As mayor of New York City, Michael Bloomberg is in a position to understand the challenges his peers face in cities across the country. As a billionaire, he’s also in a position to help them with an influx of cash.
Through his own private charity, Bloomberg Philanthropies, the New York mayor is sending $4.2 million to New Orleans to support programs to reduce the city’s notoriously high murder rate and also to boost efficiency at City Hall. The money is part of a $24 million pot Bloomberg has awarded through his new Mayors Project, with the rest going to Atlanta; Chicago; Louisville, Ky.; and Memphis, Tenn.
“Mayors are uniquely positioned to tackle some of our most pressing challenges,” Bloomberg said. “The Mayors Project will fuel these efforts by spreading effective programs and strategies between cities and helping mayors work together in new ways around solutions.”

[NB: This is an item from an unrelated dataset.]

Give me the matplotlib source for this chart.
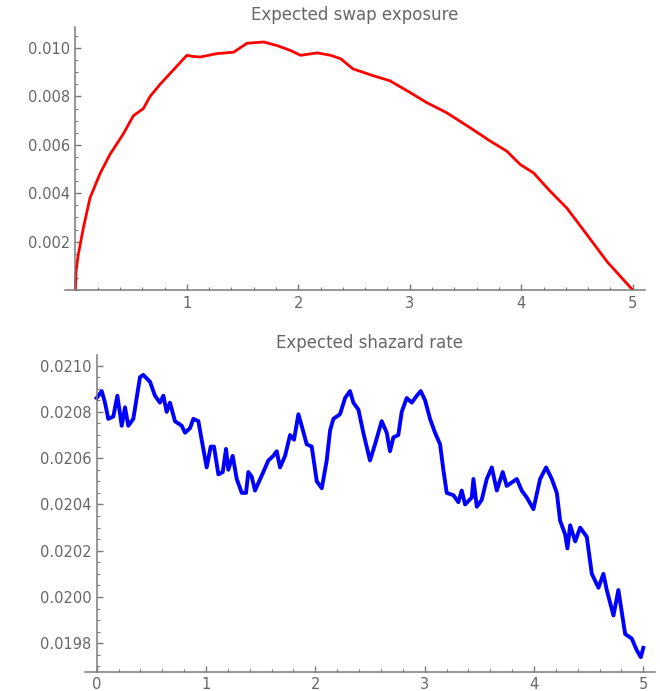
import matplotlib
matplotlib.use("Agg")
import matplotlib.pyplot as plt
from matplotlib.ticker import MultipleLocator

# expected swap exposure (years, value)
exp_t = [0.0, 0.005, 0.012, 0.026, 0.071, 0.131, 0.22, 0.31, 0.43, 0.52, 0.61, 0.67,
         0.76, 0.88, 1.0, 1.06, 1.12, 1.27, 1.42, 1.54, 1.69, 1.81, 1.93, 2.02,
         2.17, 2.29, 2.38, 2.49, 2.67, 2.82, 3.0, 3.15, 3.33, 3.54, 3.72, 3.87,
         3.99, 4.11, 4.26, 4.41, 4.59, 4.77, 5.0]
exp_v = [0.0, 0.0007, 0.0010, 0.00146, 0.00255, 0.0038, 0.0048, 0.0056, 0.00645, 0.0072,
         0.0075, 0.0080, 0.0085, 0.0091, 0.0097, 0.00965, 0.00963, 0.00977, 0.00983,
         0.0102, 0.01025, 0.0101, 0.0099, 0.0097, 0.0098, 0.0097, 0.00956, 0.00914,
         0.00886, 0.00865, 0.00817, 0.00775, 0.00733, 0.00671, 0.00616, 0.00574,
         0.00519, 0.00484, 0.00408, 0.00338, 0.00228, 0.00117, 0.0]

# expected hazard rate (years, value)
haz_t = [0.0, 0.046, 0.076, 0.106, 0.152, 0.189, 0.229, 0.259, 0.289, 0.335, 0.396,
         0.426, 0.488, 0.533, 0.579, 0.61, 0.64, 0.67, 0.716, 0.778, 0.808, 0.854,
         0.884, 0.93, 0.96, 1.006, 1.043, 1.073, 1.113, 1.153, 1.183, 1.204, 1.244,
         1.281, 1.327, 1.366, 1.387, 1.418, 1.448, 1.524, 1.57, 1.616, 1.647, 1.677,
         1.723, 1.769, 1.805, 1.845, 1.875, 1.921, 1.967, 2.013, 2.059, 2.104, 2.135,
         2.165, 2.226, 2.272, 2.317, 2.348, 2.394, 2.439, 2.5, 2.546, 2.607, 2.653,
         2.683, 2.714, 2.759, 2.79, 2.836, 2.882, 2.928, 2.964, 3.004, 3.049, 3.095,
         3.141, 3.171, 3.202, 3.263, 3.308, 3.339, 3.37, 3.431, 3.446, 3.477, 3.522,
         3.568, 3.614, 3.66, 3.714, 3.751, 3.843, 3.888, 3.934, 3.995, 4.056, 4.111,
         4.163, 4.209, 4.239, 4.285, 4.306, 4.331, 4.377, 4.422, 4.483, 4.529, 4.59,
         4.635, 4.666, 4.727, 4.772, 4.834, 4.895, 4.94, 4.977, 5.0]
haz_v = [0.02086, 0.02089, 0.02084, 0.02077, 0.02078, 0.02087, 0.02074, 0.02082, 0.02074,
         0.02077, 0.02095, 0.02096, 0.02093, 0.02087, 0.02084, 0.02087, 0.02080, 0.02084,
         0.02076, 0.02074, 0.02071, 0.02073, 0.02077, 0.02076, 0.02068, 0.02056, 0.02065,
         0.02065, 0.02053, 0.02054, 0.02064, 0.02055, 0.02061, 0.02051, 0.02045, 0.02045,
         0.02054, 0.02052, 0.02046, 0.02054, 0.02059, 0.02061, 0.02063, 0.02056, 0.02061,
         0.02070, 0.02068, 0.02079, 0.02074, 0.02066, 0.02065, 0.02050, 0.02047, 0.02059,
         0.02072, 0.02077, 0.02079, 0.02086, 0.02089, 0.02084, 0.02081, 0.02071, 0.02059,
         0.02066, 0.02076, 0.02071, 0.02063, 0.02069, 0.02070, 0.02080, 0.02086, 0.02084,
         0.02087, 0.02089, 0.02085, 0.02077, 0.02071, 0.02066, 0.02055, 0.02045, 0.02044,
         0.02041, 0.02046, 0.02040, 0.02043, 0.02051, 0.02039, 0.02042, 0.02051, 0.02056,
         0.02046, 0.02054, 0.02048, 0.02051, 0.02046, 0.02043, 0.02038, 0.02051, 0.02056,
         0.02051, 0.02045, 0.02033, 0.02027, 0.02021, 0.02031, 0.02024, 0.02030, 0.02026,
         0.02010, 0.02004, 0.02010, 0.02003, 0.01992, 0.02003, 0.01984, 0.01982, 0.01977,
         0.01974, 0.01978]

x_ticks_top = [1, 2, 3, 4, 5]
y_ticks_top = [0.002, 0.004, 0.006, 0.008, 0.010]
x_ticks_bot = [0, 1, 2, 3, 4, 5]
y_ticks_bot = [0.0198, 0.0200, 0.0202, 0.0204, 0.0206, 0.0208, 0.0210]

axis_col = "#7a7a7a"
text_col = "#666666"
font = "DejaVu Sans"

fig = plt.figure(figsize=(6.6, 6.91), dpi=100)


def style_axes(ax):
    for side in ["top", "right"]:
        ax.spines[side].set_visible(False)
    for side in ["left", "bottom"]:
        ax.spines[side].set_color(axis_col)
        ax.spines[side].set_linewidth(1.1)
    ax.tick_params(which="major", direction="in", length=4.5, width=1.0,
                   color=axis_col, labelcolor=text_col, labelsize=10.5, pad=4)
    ax.tick_params(which="minor", direction="in", length=2.5, width=0.8,
                   color=axis_col)
    for lab in ax.get_xticklabels() + ax.get_yticklabels():
        lab.set_family(font)


# top panel
ax1 = fig.add_axes([65 / 660, 1 - 290 / 691, 580 / 660, 263 / 691])
ax1.plot(exp_t, exp_v, color="#ff0000", lw=2.0, solid_joinstyle="round")
ax1.set_xlim(-0.093, 5.11)
ax1.set_ylim(0, 0.01087)
ax1.spines["left"].set_position(("data", 0))
ax1.spines["bottom"].set_position(("data", 0))
ax1.set_xticks(x_ticks_top)
ax1.set_xticklabels([str(v) for v in x_ticks_top])
ax1.set_yticks(y_ticks_top)
ax1.set_yticklabels(["%.3f" % v for v in y_ticks_top])
ax1.xaxis.set_minor_locator(MultipleLocator(0.2))
ax1.yaxis.set_minor_locator(MultipleLocator(0.0005))
style_axes(ax1)
ax1.set_title("Expected swap exposure", fontsize=12, color=text_col,
              family=font, pad=5)

# bottom panel
ax2 = fig.add_axes([85 / 660, 1 - 671.7 / 691, 570 / 660, 316.7 / 691])
ax2.plot(haz_t, haz_v, color="#0000ff", lw=2.8, solid_joinstyle="round")
ax2.set_xlim(-0.107, 5.107)
ax2.set_ylim(0.019677, 0.021046)
ax2.spines["left"].set_position(("data", 0))
ax2.set_xticks(x_ticks_bot)
ax2.set_xticklabels([str(v) for v in x_ticks_bot])
ax2.set_yticks(y_ticks_bot)
ax2.set_yticklabels(["%.4f" % v for v in y_ticks_bot])
ax2.xaxis.set_minor_locator(MultipleLocator(0.2))
ax2.yaxis.set_minor_locator(MultipleLocator(0.00005))
style_axes(ax2)
ax2.set_title("Expected shazard rate", fontsize=12, color=text_col,
              family=font, pad=5)

fig.savefig("out.png", dpi=100)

The Mayors Project is aimed at relative newcomers to their City Hall positions. All of the mayors chosen for the grants were in the first 18 months of their terms in office when the funding was awarded, and each was asked to select two initiatives for the funding.
In New Orleans, this money will pay for salaries and operating costs for staff tasked with coordinating a system-wide response to murder. The grant will help fund the city’s Criminal Justice Commissioner, an office that Mayor Mitch Landrieu’s administration created in the spring, with former city councilmember James Carter at the helm.
“The commissioner will serve as a partner alongside other key leaders as we tackle this issue at the neighborhood level,” Landrieu said. “Our mission is clear, change the culture of death and violence on the streets of New Orleans to a culture of peace and safety and security.”
The Mayors Project funding will also support a push to improve customer service at City Hall. For example, the Landrieu administration wants to create a “one-stop shop” for permitting to reduce wait times and processing times.
While Bloomberg is serving as mayor of New York he also oversees a personal fortune amassed from the financial news giant he founded, Bloomberg L.P. Last spring, Forbes magazine ranked him as the 10th richest American with a net worth of $18 billion.